Information on how to trade commodities.
Here are the principles of trading commodities. Take them in to consideration to formulate your trading strategy.
‘Trade with the trend’ means analyzing and understanding the current market behavior and market movement. And if you can find out which market is doing well and is likely to stay that way over the next few months, then you should go with the flow. Do not take a decision that is contrary to the market belief. In the long term, you can profit only by trading in tandem with these market trends. Thus, when prices are going up, you should only buy. And when the prices are south bound, you should only sell.
What is ‘cut losses short’? This refers to quitting the market when the trends are not going in your favor. Most investors are short time dealers and do not have the might to influence the market movements. So when and if you notice that the movements are going against you, the best option is to wait for a little time, may be for 10 or 15 days, and if the market is still moving against you, then it is probably better to sell your stake and cut your losses. Because if this continues, then your losses could spiral out of control.
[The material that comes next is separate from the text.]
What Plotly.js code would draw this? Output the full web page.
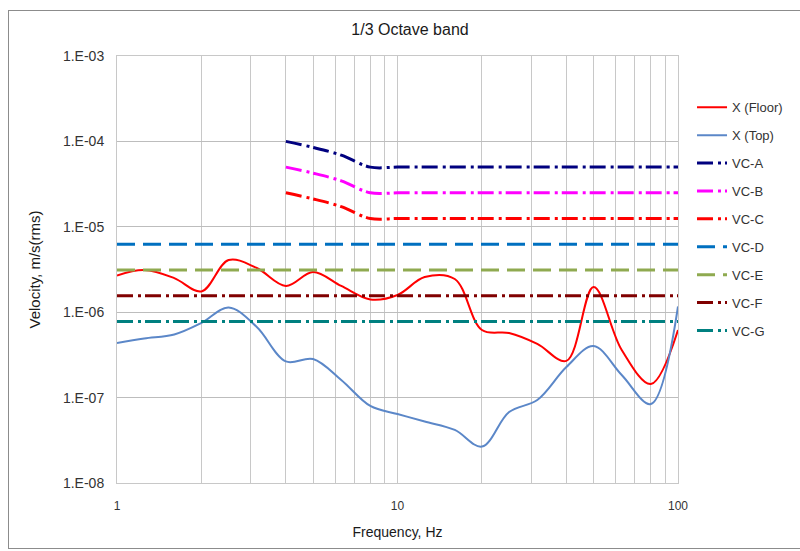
<!DOCTYPE html>
<html>
<head>
<meta charset="utf-8">
<script src="https://cdn.plot.ly/plotly-3.0.1.min.js"></script>
<style>
  html, body { margin: 0; padding: 0; background: #ffffff; }
  #chart { width: 800px; height: 551px; position: relative; }
  #frame { position: absolute; left: 8px; top: 10px; width: 820px; height: 537px;
           border: 1px solid #8c8c8c; pointer-events: none; }
</style>
</head>
<body>
<div id="chart"></div>
<div id="frame"></div>
<script>
// 1/3 octave band centre frequencies (Hz)
const freqs = [1, 1.25, 1.6, 2, 2.5, 3.15, 4, 5, 6.3, 8, 10, 12.5, 16, 20, 25, 31.5, 40, 50, 63, 80, 100];

// Measured velocities, m/s (rms)
const floorX = [2.69e-6, 3.12e-6, 2.51e-6, 1.75e-6, 4.08e-6, 3.29e-6, 2.03e-6, 2.96e-6, 2.03e-6, 1.41e-6,
                1.59e-6, 2.58e-6, 2.45e-6, 6.19e-7, 5.70e-7, 4.25e-7, 2.69e-7, 1.97e-6, 3.61e-7, 1.44e-7, 6.19e-7];
const topX   = [4.36e-7, 4.92e-7, 5.48e-7, 7.48e-7, 1.135e-6, 6.71e-7, 2.65e-7, 2.83e-7, 1.61e-7, 7.98e-8,
                6.43e-8, 5.25e-8, 4.18e-8, 2.67e-8, 6.78e-8, 9.37e-8, 2.28e-7, 4.02e-7, 1.84e-7, 8.41e-8, 1.17e-6];

// VC criteria curves
const vcFreqs = [4, 5, 6.3, 8, 10, 12.5, 16, 20, 25, 31.5, 40, 50, 63, 80, 100];
const vcA = [1.0e-4, 8.5e-5, 6.9e-5, 5.0e-5, 5.0e-5, 5.0e-5, 5.0e-5, 5.0e-5, 5.0e-5, 5.0e-5, 5.0e-5, 5.0e-5, 5.0e-5, 5.0e-5, 5.0e-5];
const vcB = [5.0e-5, 4.25e-5, 3.45e-5, 2.5e-5, 2.5e-5, 2.5e-5, 2.5e-5, 2.5e-5, 2.5e-5, 2.5e-5, 2.5e-5, 2.5e-5, 2.5e-5, 2.5e-5, 2.5e-5];
const vcC = [2.5e-5, 2.12e-5, 1.72e-5, 1.25e-5, 1.25e-5, 1.25e-5, 1.25e-5, 1.25e-5, 1.25e-5, 1.25e-5, 1.25e-5, 1.25e-5, 1.25e-5, 1.25e-5, 1.25e-5];
const flatFreqs = [1, 100];
const vcD = [6.25e-6, 6.25e-6];
const vcE = [3.12e-6, 3.12e-6];
const vcF = [1.56e-6, 1.56e-6];
const vcG = [7.8e-7, 7.8e-7];

const seriesNames = ['X (Floor)', 'X (Top)', 'VC-A', 'VC-B', 'VC-C', 'VC-D', 'VC-E', 'VC-F', 'VC-G'];

// Axis ticks
const xTickVals = [1, 2, 3, 4, 5, 6, 7, 8, 9, 10, 20, 30, 40, 50, 60, 70, 80, 90, 100];
const xTickText = ['1', '', '', '', '', '', '', '', '', '10', '', '', '', '', '', '', '', '', '100'];
const yTickVals = [1e-8, 1e-7, 1e-6, 1e-5, 1e-4, 1e-3];
const yTickText = ['1.E-08', '1.E-07', '1.E-06', '1.E-05', '1.E-04', '1.E-03'];

const dashDot = '16px,5px,3px,4px';
const dashLong = '18px,8px';

function tr(i, x, y, color, width, dash) {
  return {
    x: x, y: y, name: seriesNames[i], type: 'scatter', mode: 'lines',
    legendgroup: 'g' + i,
    line: { color: color, width: width, dash: dash, shape: 'spline', smoothing: 1 },
    hoverinfo: 'skip'
  };
}

const data = [
  tr(0, freqs, floorX, '#ff0000', 2, 'solid'),
  tr(1, freqs, topX, '#5b87c8', 2, 'solid'),
  tr(2, vcFreqs, vcA, '#00007f', 3, dashDot),
  tr(3, vcFreqs, vcB, '#ff00ff', 3, dashDot),
  tr(4, vcFreqs, vcC, '#ff0000', 3, dashDot),
  tr(5, flatFreqs, vcD, '#0070c0', 3, dashLong),
  tr(6, flatFreqs, vcE, '#8faa50', 3, dashLong),
  tr(7, flatFreqs, vcF, '#800000', 3, dashDot),
  tr(8, flatFreqs, vcG, '#008080', 3, dashDot)
];

const fontFam = '"Liberation Sans", Arial, sans-serif';

const layout = {
  width: 800, height: 551,
  margin: { l: 117, r: 122, t: 56, b: 68 },
  paper_bgcolor: 'rgba(0,0,0,0)',
  plot_bgcolor: '#ffffff',
  font: { family: fontFam, size: 12, color: '#333333' },
  title: { text: '1/3 Octave band', font: { family: fontFam, size: 16, color: '#1a1a1a' },
           x: 410 / 800, xref: 'container', xanchor: 'center', y: 1 - 29 / 551, yref: 'container', yanchor: 'middle' },
  showlegend: true,
  legend: {
    x: 1.025, xanchor: 'left', y: 0.915, yanchor: 'top',
    font: { family: fontFam, size: 13, color: '#333333' },
    bgcolor: 'rgba(0,0,0,0)', borderwidth: 0, tracegroupgap: 8,
    itemclick: false
  },
  xaxis: {
    type: 'log', range: [0, 2],
    tickmode: 'array', tickvals: xTickVals, ticktext: xTickText,
    showgrid: true, gridcolor: '#c8c8c8', gridwidth: 1,
    showline: true, linecolor: '#c8c8c8', mirror: true,
    ticks: 'outside', ticklen: 12, tickcolor: 'rgba(0,0,0,0)', zeroline: false,
    tickfont: { family: fontFam, size: 12, color: '#333333' },
    title: { text: 'Frequency, Hz', font: { family: fontFam, size: 14, color: '#1a1a1a' }, standoff: 14 }
  },
  yaxis: {
    type: 'log', range: [-8, -3],
    tickmode: 'array', tickvals: yTickVals, ticktext: yTickText,
    showgrid: true, gridcolor: '#bdbdbd', gridwidth: 1,
    showline: true, linecolor: '#c8c8c8', mirror: true,
    ticks: 'outside', ticklen: 9, tickcolor: 'rgba(0,0,0,0)',
    zeroline: false,
    tickfont: { family: fontFam, size: 14, color: '#333333' },
    title: { text: 'Velocity, m/s(rms)', font: { family: fontFam, size: 15, color: '#1a1a1a' }, standoff: 18 }
  }
};

Plotly.newPlot('chart', data, layout, { staticPlot: true, displayModeBar: false });
</script>
</body>
</html>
Now let us analyze the meaning of ‘let profits run’. This refers to doing nothing when the market movements are going in your favor. If you see that the prices are in your favor, then do nothing – just sit back and relax and enjoy this huge spurge. Remember, you deserve it, because you have taken the right strategic decision and are thus enjoying its benefits.
The ability to ‘manage risks’ properly is extremely important. First you need to take a decision – how much risk are you willing to take. Your decision on the commodities you will invest in, the amount of such investment and the timing of investment, all depend on this. Then you have to decide whether you want to play as a long or short time player.